A series of cross-lagged simplex models with three time points (i.e., 9th, 10th, and 11th grades) and two constructs (i.e., parental behaviors and adolescents' outcome) using maximum likelihood estimation was used to examine the parent-adolescent relationship. First, a parsimonious model in which the cross-lagged paths for child and parent effects were constrained to be equal was examined for each pairing of parent behaviors and adolescents' outcomes. Second, models in which child effects were unconstrained were used to assess ethnic group differences. A chi-square difference test (Δχ2) between the parsimonious model and the series of unconstrained model determined which model best fit the data. In the base model, parent and child effects were constrained to be equal and then these effects were allowed to vary over time. Ethnic differences in these cross-lagged paths were then examined and reported.
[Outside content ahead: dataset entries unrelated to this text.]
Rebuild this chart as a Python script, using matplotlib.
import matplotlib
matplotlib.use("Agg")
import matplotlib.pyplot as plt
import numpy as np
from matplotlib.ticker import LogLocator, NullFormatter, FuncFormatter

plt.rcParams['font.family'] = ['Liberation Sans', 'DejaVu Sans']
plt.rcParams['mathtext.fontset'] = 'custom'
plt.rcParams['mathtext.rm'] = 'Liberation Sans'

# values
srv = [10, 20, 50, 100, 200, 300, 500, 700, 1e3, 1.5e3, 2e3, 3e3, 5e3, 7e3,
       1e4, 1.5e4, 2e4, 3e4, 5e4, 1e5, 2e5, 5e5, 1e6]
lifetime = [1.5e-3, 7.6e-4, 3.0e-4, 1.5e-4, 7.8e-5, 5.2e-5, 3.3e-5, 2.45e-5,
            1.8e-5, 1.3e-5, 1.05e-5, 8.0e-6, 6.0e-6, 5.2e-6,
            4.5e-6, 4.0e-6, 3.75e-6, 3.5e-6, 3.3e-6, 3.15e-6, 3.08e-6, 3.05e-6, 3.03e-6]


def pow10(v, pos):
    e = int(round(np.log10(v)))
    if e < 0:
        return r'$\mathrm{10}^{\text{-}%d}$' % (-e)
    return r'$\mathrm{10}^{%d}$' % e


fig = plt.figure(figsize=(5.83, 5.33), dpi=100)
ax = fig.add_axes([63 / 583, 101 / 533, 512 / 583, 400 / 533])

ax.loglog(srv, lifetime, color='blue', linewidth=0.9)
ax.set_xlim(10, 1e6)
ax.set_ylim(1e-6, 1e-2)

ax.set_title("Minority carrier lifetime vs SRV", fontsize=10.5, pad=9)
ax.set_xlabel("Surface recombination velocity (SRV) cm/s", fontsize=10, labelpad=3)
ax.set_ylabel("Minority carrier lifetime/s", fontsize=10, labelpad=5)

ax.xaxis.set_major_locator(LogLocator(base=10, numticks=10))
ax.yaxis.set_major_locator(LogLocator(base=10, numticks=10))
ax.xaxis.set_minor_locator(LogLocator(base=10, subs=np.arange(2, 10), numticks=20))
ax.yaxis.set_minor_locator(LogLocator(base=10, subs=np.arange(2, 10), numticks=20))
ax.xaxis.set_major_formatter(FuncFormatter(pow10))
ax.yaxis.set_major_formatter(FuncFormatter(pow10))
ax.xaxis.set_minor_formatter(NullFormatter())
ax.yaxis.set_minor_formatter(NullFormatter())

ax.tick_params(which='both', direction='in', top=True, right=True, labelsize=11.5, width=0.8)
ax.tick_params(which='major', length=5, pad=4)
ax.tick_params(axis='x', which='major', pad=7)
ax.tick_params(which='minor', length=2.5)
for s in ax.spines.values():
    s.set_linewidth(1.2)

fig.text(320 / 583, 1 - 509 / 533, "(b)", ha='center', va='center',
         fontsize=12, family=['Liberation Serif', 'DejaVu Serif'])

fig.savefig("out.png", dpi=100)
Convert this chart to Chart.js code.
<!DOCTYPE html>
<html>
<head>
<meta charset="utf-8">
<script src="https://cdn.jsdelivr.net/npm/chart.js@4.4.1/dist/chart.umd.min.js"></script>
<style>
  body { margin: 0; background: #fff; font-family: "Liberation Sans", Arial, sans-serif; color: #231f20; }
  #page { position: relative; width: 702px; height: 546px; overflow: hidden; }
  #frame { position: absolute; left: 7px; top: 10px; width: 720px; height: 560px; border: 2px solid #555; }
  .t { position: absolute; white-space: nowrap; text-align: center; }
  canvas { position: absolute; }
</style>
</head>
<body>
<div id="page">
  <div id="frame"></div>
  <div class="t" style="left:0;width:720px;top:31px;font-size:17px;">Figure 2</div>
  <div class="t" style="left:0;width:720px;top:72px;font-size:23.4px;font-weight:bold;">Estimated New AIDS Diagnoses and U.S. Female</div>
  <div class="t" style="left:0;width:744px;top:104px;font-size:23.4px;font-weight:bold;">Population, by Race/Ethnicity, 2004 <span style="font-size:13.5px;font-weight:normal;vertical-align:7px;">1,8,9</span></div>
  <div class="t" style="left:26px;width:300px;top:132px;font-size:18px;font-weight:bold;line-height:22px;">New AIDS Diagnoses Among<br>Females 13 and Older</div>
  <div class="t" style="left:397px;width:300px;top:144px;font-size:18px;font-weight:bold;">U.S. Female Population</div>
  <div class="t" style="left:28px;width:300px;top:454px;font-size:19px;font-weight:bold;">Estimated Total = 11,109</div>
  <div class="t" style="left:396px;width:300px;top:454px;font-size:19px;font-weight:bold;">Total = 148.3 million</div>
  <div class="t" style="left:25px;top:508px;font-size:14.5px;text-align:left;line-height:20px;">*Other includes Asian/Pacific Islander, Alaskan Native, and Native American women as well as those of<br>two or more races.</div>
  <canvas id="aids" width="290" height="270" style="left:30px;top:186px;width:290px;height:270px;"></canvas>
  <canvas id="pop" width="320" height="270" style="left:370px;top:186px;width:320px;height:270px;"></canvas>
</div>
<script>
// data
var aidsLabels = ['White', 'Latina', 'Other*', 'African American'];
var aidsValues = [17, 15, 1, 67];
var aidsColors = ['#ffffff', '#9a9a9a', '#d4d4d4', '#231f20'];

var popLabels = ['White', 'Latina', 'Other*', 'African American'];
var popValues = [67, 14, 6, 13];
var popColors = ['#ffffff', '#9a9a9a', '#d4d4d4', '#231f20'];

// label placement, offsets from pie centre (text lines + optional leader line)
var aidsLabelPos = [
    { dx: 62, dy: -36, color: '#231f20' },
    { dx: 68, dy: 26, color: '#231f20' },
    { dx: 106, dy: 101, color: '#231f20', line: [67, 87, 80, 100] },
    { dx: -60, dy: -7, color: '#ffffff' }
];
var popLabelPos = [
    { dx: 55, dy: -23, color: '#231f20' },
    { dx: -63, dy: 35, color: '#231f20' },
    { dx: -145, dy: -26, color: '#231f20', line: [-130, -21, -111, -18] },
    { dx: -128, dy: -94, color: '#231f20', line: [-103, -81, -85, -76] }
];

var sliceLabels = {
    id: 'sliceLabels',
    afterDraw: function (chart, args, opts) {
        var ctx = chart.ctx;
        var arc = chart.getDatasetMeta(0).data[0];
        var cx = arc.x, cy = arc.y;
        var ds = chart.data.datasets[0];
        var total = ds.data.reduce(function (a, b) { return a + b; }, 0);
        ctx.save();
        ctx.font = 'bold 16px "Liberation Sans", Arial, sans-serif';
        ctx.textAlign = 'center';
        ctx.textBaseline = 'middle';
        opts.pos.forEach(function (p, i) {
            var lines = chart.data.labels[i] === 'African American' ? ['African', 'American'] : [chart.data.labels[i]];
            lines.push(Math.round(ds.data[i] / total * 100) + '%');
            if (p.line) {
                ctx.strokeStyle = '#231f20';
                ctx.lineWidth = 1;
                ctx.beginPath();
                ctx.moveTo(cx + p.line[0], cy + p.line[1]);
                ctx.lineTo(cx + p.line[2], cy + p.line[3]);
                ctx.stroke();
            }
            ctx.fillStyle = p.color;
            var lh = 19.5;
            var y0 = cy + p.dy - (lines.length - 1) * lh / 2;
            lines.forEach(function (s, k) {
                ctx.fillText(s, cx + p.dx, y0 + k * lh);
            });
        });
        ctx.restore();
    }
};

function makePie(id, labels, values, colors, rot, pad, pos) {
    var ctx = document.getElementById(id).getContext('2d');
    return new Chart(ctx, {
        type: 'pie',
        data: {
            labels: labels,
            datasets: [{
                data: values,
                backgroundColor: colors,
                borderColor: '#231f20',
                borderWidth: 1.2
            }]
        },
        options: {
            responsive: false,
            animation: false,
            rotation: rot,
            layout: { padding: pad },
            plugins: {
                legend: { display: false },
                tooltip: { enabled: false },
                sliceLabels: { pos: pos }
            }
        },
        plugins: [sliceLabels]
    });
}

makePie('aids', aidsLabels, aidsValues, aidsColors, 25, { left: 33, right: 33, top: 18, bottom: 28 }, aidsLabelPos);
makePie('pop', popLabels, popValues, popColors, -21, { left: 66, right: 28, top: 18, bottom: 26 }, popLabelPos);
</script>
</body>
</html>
The results of the cross-lagged simplex models provide evidence that child effects paths were greater than parent effects path for three of the four models (i.e., parental support and adolescents' externalizing behaviors, parental monitoring and adolescents' internalizing behaviors, and parental support and adolescents' internalizing behaviors). Two of the four models (i.e., parental support and adolescents' externalizing behaviors, and parental support and internalizing behaviors) provide evidence of support erosion (i.e., child to parent cross-lagged paths are negative and significant), where initial and continued problem behaviors eroded parenting behaviors. This pattern of erosion suggests that only erosion of parental support occurred and not erosion of parental monitoring. Additionally, there was evidence of increased parental monitoring as adolescents displayed initial and continued internalizing behaviors. Ethnic differences for East Asians, Mexican, Filipino, and European Americans are discussed in detail.